For many, the swelling of student loan debt has created a “crisis” that requires some form of resolution that has, to date, been elusive. College graduates swimming in an ocean of past-due notices have tried to seek relief.
However, when it came to bankruptcy, wiping out these debts was simply not an option in those filings.
A Possible Seismic Shift In Bankruptcy Filings
Where blockades once existed except in cases of extreme financial hardship, a new route has been discovered to discharge private student loans in bankruptcy courts.
Private borrowers only account for less than 10% of the more than $1.3 trillion in outstanding student debt.
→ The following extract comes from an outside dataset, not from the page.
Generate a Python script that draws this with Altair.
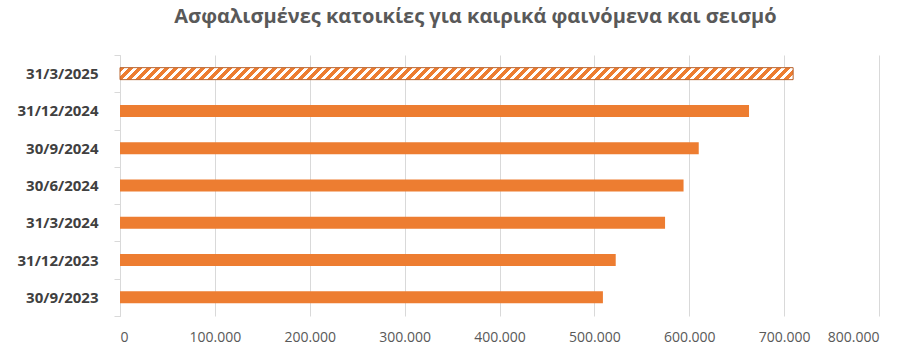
import altair as alt
import pandas as pd

title_text = "Ασφαλισμένες κατοικίες για καιρικά φαινόμενα και σεισμό"
dates = ["31/3/2025", "31/12/2024", "30/9/2024", "30/6/2024", "31/3/2024", "31/12/2023", "30/9/2023"]
values = [709500, 663000, 610000, 594000, 574500, 522500, 509000]
hatched = [True, False, False, False, False, False, False]
x_ticks = [0, 100000, 200000, 300000, 400000, 500000, 600000, 700000, 800000]
X_MAX = 800000

PW, PH = 759, 261
BAR = 12
ORANGE = "#ED7D31"
GRID = "#D9D9D9"
FONT = "Open Sans"

df = pd.DataFrame({"date": dates, "value": values, "hatched": hatched})

# diagonal stripe fill built as a linear gradient with hard stops
hv = [v for v, h in zip(values, hatched) if h][0]
bw = hv / X_MAX * PW
r = BAR / bw
span = bw + BAR
a = span / (bw * (1 + r * r))
period = 9.0
n = int(span / period) + 1
stops = []
for i in range(n):
    s = min(1.0, i * period / span)
    m = min(1.0, (i + 0.55) * period / span)
    e = min(1.0, (i + 1) * period / span)
    stops += [
        alt.GradientStop(color=ORANGE, offset=s),
        alt.GradientStop(color=ORANGE, offset=m),
        alt.GradientStop(color="#FFFFFF", offset=m),
        alt.GradientStop(color="#FFFFFF", offset=e),
    ]
stripes = alt.LinearGradient(gradient="linear", stops=stops, x1=0, y1=0, x2=a, y2=a * r)

base = alt.Chart(df).encode(
    y=alt.Y(
        "date:N",
        sort=dates,
        scale=alt.Scale(domain=dates, paddingInner=0, paddingOuter=0),
        axis=alt.Axis(
            title=None,
            labelFont=FONT,
            labelFontWeight="bold",
            labelFontSize=15,
            labelColor="#404040",
            domainColor=GRID,
            tickColor=GRID,
            tickSize=6,
            tickBand="extent",
            labelPadding=16,
            grid=False,
        ),
    ),
    x=alt.X(
        "value:Q",
        scale=alt.Scale(domain=[0, X_MAX], nice=False),
        axis=alt.Axis(
            title=None,
            values=x_ticks,
            labelExpr="replace(format(datum.value, ','), ',', '.')",
            labelFont=FONT,
            labelFontSize=14,
            labelColor="#595959",
            grid=True,
            gridColor=GRID,
            domain=False,
            ticks=False,
            tickSize=0,
            labelPadding=14,
        ),
    ),
)

solid = base.transform_filter("!datum.hatched").mark_bar(size=BAR, color=ORANGE)
hatch = base.transform_filter("datum.hatched").mark_bar(
    size=BAR, fill=stripes, stroke="#B8642E", strokeWidth=1
)

chart = (
    alt.layer(solid, hatch)
    .properties(
        width=PW,
        height=PH,
        autosize="none",
        padding={"left": 120, "top": 55, "right": 33, "bottom": 40},
        title=alt.TitleParams(
            text=title_text,
            anchor="middle",
            frame="group",
            dx=-24,
            offset=21,
            font=FONT,
            fontSize=20,
            fontWeight="bold",
            color="#595959",
        ),
    )
    .configure_view(stroke=None)
)

chart.save("out.html", embed_options={"renderer": "svg", "actions": False})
Those institutions have never enjoyed the dominance in the student loan market possessed by a federal government not as vulnerable to bankruptcies.
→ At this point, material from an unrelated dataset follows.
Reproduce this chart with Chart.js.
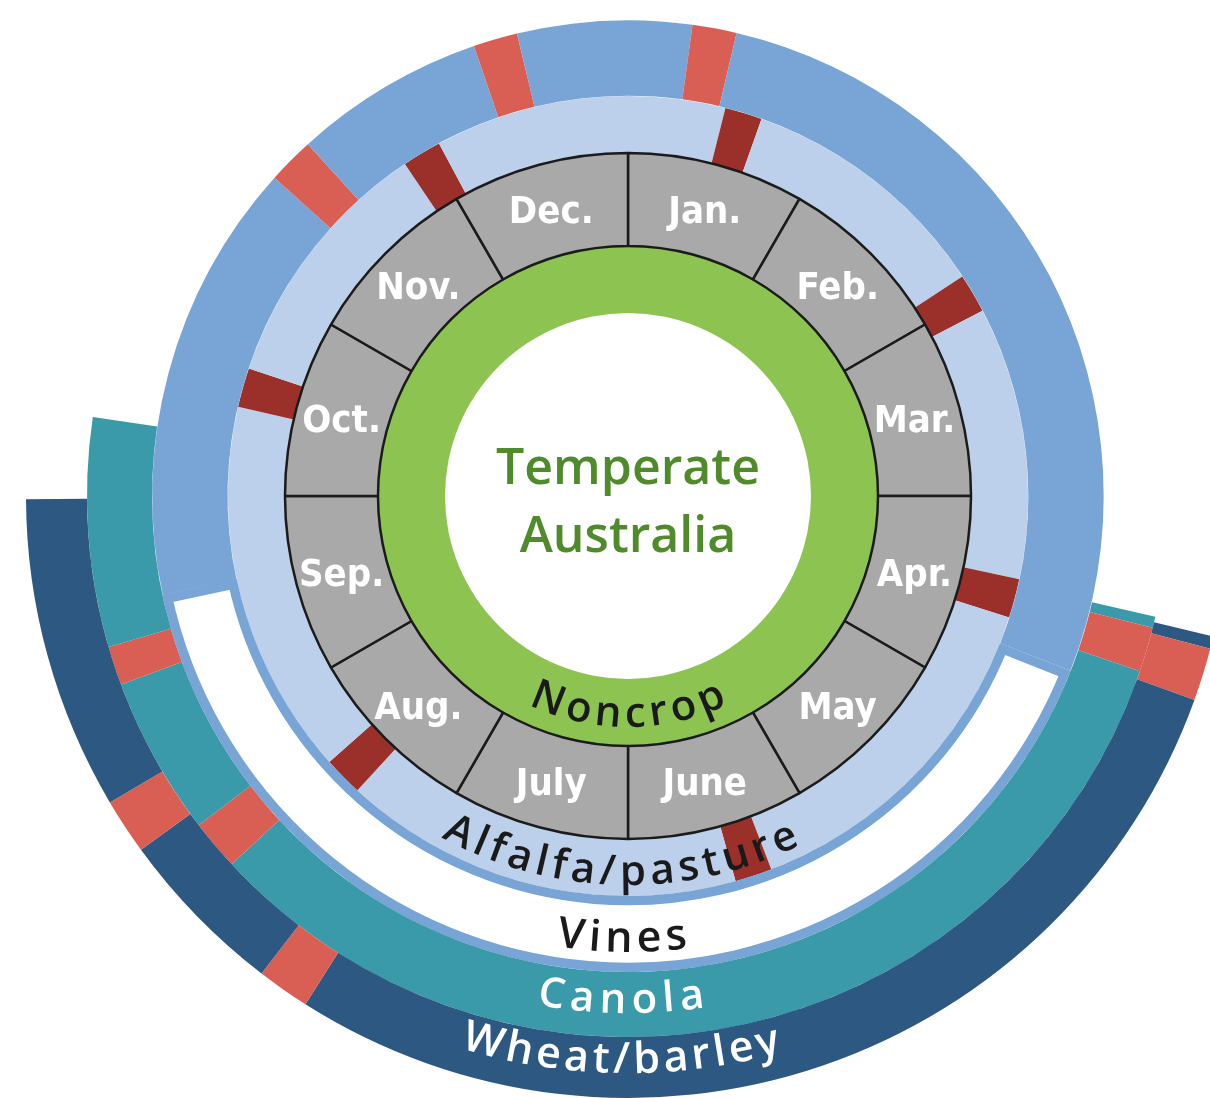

That disadvantage may be coming to an end for private loans that cannot be discharged because they provide educational benefits.
Questions Over Educational Benefits Of Private Loans
Since March, loan cancellations have been on the increase because of new arguments that cite vague language in the legal definition of student loans. Based on those vagaries, new legal challenges are being pursued with increasing regularity.
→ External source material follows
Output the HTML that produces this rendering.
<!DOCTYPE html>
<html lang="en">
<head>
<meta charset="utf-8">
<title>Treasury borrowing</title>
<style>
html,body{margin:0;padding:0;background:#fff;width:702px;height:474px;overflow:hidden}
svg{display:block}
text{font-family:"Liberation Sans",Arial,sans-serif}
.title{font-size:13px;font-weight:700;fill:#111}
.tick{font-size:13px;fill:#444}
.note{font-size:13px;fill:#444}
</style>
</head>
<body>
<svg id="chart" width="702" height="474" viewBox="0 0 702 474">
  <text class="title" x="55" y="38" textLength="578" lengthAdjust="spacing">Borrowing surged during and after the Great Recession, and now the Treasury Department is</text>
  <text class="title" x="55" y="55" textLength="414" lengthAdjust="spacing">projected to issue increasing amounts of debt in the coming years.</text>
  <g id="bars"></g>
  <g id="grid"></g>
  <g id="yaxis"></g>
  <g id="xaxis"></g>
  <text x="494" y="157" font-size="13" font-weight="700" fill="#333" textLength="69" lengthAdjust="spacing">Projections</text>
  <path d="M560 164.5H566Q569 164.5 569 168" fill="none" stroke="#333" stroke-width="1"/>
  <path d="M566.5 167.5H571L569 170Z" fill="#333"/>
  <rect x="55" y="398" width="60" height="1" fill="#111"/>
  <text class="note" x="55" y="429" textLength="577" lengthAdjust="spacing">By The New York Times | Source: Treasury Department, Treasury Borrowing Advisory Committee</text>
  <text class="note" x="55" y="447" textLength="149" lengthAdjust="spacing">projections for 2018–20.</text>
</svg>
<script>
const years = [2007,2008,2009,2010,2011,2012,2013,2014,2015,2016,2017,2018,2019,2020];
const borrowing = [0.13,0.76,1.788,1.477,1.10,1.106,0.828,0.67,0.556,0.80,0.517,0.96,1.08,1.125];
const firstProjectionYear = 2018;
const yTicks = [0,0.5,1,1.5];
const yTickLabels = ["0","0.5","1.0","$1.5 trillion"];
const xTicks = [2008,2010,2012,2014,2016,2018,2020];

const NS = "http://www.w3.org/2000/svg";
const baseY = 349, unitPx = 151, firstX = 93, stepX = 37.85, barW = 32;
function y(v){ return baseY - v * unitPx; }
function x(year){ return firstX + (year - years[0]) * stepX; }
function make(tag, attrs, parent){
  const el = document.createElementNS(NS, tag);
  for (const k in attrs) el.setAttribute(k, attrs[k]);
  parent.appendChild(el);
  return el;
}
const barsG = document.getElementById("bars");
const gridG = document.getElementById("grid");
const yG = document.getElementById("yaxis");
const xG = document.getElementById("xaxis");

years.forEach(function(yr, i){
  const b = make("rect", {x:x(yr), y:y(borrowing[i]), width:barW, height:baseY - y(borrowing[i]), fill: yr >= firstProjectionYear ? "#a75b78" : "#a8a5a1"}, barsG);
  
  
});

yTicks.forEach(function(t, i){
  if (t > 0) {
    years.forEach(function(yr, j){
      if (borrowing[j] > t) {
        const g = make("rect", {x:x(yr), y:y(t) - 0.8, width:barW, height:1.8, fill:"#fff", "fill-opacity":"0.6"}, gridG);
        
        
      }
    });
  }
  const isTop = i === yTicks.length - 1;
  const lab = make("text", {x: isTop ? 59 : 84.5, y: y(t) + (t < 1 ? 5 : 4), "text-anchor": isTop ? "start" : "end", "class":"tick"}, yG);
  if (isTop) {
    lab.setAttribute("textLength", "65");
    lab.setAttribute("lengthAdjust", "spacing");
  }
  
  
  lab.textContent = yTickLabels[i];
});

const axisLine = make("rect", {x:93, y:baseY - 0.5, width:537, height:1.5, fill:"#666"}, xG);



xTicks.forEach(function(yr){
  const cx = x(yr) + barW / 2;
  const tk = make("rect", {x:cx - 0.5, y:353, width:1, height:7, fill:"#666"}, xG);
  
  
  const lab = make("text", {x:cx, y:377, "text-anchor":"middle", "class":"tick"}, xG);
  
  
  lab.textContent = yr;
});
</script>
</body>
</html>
Lawsuits to discharge private debt are becoming more prevalent as all forms of student loan debt increase. Some legal challenges have been successful.
One ruling for the borrower asserted that debt for bar exams is consumer debt, not student debt. Another case involved a private bank providing a loan application coded for an accredited institution when the college was not accredited or licensed.
Similar to the hard work put in academic pursuits, months and years of hardship for borrowers may become a thing of the past.